In the last few years, we’ve seen an extensive push to require high school students to pass a U.S. citizenship test in order to graduate. The most recent data from the National Assessment of Education Progress (NAEP) suggests that this might not be such a bad idea.

After testing 8th grade students in subjects such as U.S. history and civics, the 2014 NAEP report revealed that scores have stagnated since 2010.

Stagnation wouldn’t be so bad if 80 or 90 percent of students were measuring at proficiency levels. But in 2014, only 23 percent of students were able to achieve proficiency in civics, and only 18 percent met U.S. history proficiency standards.

Sadly, poor performance in history and civics is not a new trend. As demonstrated by a Pew Research poll, many adults also struggle in these areas, particularly when it comes to questions about the various branches of government.

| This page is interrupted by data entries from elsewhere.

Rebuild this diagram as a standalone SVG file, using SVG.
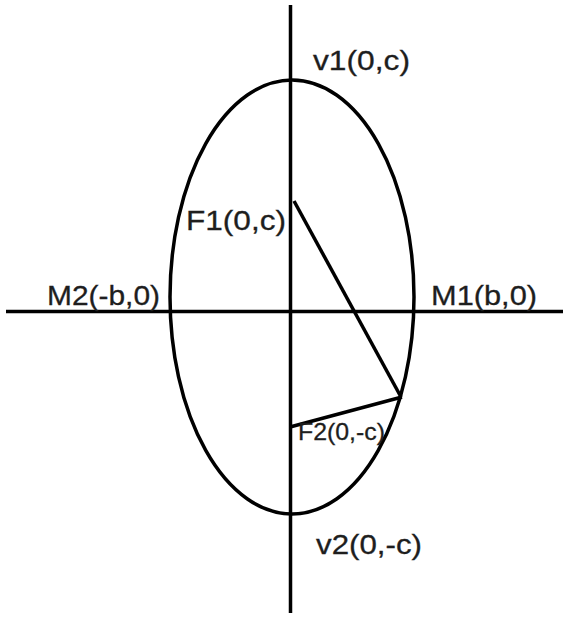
<svg xmlns="http://www.w3.org/2000/svg" width="563" height="619" viewBox="0 0 563 619">
<style>
.ln{stroke:#000;stroke-width:3.5;fill:none;stroke-linecap:butt}
.el{stroke:#000;stroke-width:3.5;fill:none}
.t{font-family:"Liberation Sans",Arial,sans-serif;font-size:28px;fill:#1e1e1e;stroke:#1e1e1e;stroke-width:0.3}
.s{font-size:24px}
</style>
<rect width="563" height="619" fill="#fff"/>
<g id="ellipse"><ellipse class="el" cx="292" cy="297" rx="122" ry="217"/></g>
<g id="axes">
<line class="ln" x1="290.5" y1="5" x2="290.5" y2="613"/>
<line class="ln" x1="6" y1="311.5" x2="563" y2="311.5"/>
</g>
<g id="connectors">
<line class="ln" x1="294" y1="201" x2="401" y2="397"/>
<line class="ln" x1="290" y1="427" x2="402" y2="397"/>
</g>
<g id="v1"><text class="t" x="313" y="70" textLength="97" lengthAdjust="spacingAndGlyphs">v1(0,c)</text></g>
<g id="F1"><text class="t" x="186" y="230" textLength="100" lengthAdjust="spacingAndGlyphs">F1(0,c)</text></g>
<g id="M2"><text class="t" x="47" y="305" textLength="113" lengthAdjust="spacingAndGlyphs">M2(-b,0)</text></g>
<g id="M1"><text class="t" x="431" y="305" textLength="106" lengthAdjust="spacingAndGlyphs">M1(b,0)</text></g>
<g id="F2"><text class="t s" x="298" y="440" textLength="87" lengthAdjust="spacingAndGlyphs">F2(0,-c)</text></g>
<g id="v2"><text class="t" x="316" y="554" textLength="106" lengthAdjust="spacingAndGlyphs">v2(0,-c)</text></g>
</svg>
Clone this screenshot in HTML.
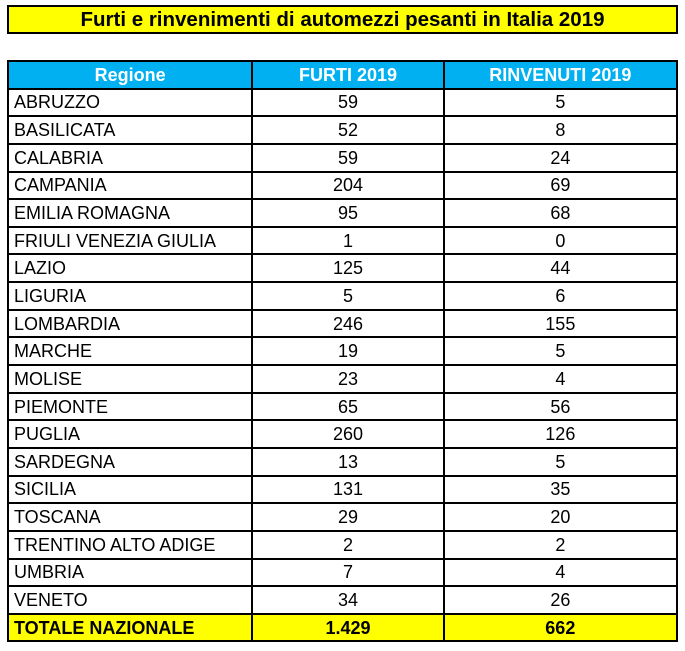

If we want the next generation to be effective and wise leaders, we must ensure that they have a thorough knowledge of American history and principles. Such knowledge and understanding is necessary for them to avoid the mistakes of the past and instead choose paths of success.

So how do we do this? A U.S. citizenship test requirement might be a good possibility. And according to scholar and author Neal McCluskey, school choice might be another. Noting that private school students perform almost twice as well as public students on the NAEP history and civics exams, McCluskey suggests that non-public schools are able to teach these subjects more coherently and comprehensively, largely because they don’t have to bow to bureaucratic methods or mindsets.

In any event, if parents believe their child is not receiving a quality education in civics or history (or any other subject for that matter), should we not give them the opportunity and resources to move that child to a place where they can receive better instruction? It’s not only for the good of the child, it’s for the good of the country.

After all, we wouldn’t want our nation to one day be run by those who can’t even explain why we celebrate the 4th of July, would we?